[PATCH] Added more insertps optimizations

Fri May 16 04:59:59 PDT 2014

Hi Filipe,

I think there is a better way to fix this bug.

For example, you can simply add the following ISel patterns to X86InstrSSE.td instead of adding new target combine rules in X86ISelLowering.cpp.

  let Predicates = [UseSSE41] in {
    def : Pat<(v4f32 (X86insertps (v4f32 VR128:$src1), (loadv4f32 addr:$src2),
                  imm:$src3)),
              (INSERTPSrm VR128:$src1, addr:$src2, imm:$src3)>;
    def : Pat<(v4f32 (X86insertps (v4f32 VR128:$src1), (X86PShufd (v4f32 
                   (scalar_to_vector (loadf32 addr:$src2))), (i8 0)), imm:$src3)),
              (INSERTPSrm VR128:$src1, addr:$src2, imm:$src3)>;
  }

  let Predicates = [UseAVX] in {
    def : Pat<(v4f32 (X86insertps (v4f32 VR128:$src1), (loadv4f32 addr:$src2),
                  imm:$src3)),
              (VINSERTPSrm VR128:$src1, addr:$src2, imm:$src3)>;
    def : Pat<(v4f32 (X86insertps (v4f32 VR128:$src1),
                  (X86VBroadcast (loadf32 addr:$src2)), imm:$src3)),
              (VINSERTPSrm VR128:$src1, addr:$src2, imm:$src3)>;
  }

I am pretty sure that the four patterns above would cover all the interesting cases.
I personally prefer to have tablegen patterns instead of complicated target combine rules that would only trigger on the already legalized and immediately before instruction selection.

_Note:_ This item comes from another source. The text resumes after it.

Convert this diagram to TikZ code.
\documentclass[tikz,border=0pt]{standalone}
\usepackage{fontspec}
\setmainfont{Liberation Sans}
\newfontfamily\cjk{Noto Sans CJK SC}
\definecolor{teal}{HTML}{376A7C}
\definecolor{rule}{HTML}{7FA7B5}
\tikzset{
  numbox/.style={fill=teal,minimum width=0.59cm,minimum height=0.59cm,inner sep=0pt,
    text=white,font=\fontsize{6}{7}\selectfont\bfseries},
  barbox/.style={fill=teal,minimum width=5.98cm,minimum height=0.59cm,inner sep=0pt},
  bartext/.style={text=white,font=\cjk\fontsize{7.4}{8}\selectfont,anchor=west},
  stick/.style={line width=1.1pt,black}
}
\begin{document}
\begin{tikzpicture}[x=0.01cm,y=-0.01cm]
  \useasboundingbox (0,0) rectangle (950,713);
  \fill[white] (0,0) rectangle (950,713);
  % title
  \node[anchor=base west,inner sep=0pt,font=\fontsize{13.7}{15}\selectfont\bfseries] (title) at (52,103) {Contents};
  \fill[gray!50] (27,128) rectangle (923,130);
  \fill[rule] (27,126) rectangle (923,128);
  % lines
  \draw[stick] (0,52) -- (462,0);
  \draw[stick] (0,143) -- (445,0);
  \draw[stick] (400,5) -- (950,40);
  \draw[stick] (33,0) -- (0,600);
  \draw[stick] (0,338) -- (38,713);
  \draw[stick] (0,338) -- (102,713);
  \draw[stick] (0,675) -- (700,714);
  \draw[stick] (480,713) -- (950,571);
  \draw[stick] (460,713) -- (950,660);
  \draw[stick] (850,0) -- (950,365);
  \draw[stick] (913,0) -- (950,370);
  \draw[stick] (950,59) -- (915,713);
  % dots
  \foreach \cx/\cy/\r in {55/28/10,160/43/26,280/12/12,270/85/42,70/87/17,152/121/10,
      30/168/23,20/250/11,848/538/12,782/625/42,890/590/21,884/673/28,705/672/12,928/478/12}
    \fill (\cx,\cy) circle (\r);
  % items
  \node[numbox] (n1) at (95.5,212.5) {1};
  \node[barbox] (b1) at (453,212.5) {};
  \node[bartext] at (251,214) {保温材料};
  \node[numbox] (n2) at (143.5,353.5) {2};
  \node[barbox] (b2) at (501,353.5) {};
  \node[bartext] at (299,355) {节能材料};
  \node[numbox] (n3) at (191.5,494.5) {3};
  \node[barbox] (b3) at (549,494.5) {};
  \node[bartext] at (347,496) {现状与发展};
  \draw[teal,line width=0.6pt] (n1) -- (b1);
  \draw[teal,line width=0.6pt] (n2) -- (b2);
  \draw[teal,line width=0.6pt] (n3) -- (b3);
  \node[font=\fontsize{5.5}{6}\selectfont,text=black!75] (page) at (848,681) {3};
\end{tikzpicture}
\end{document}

Also, you should add tests to verify the AVX codegen as well. Currently your new tests only verifies that we do the correct thing with SSE4.1. However, your patch also affects AVX (in fact, you specifically added combine rules for the case where the inserted element comes from a vbroadcast).

-Andrea

http://reviews.llvm.org/D3581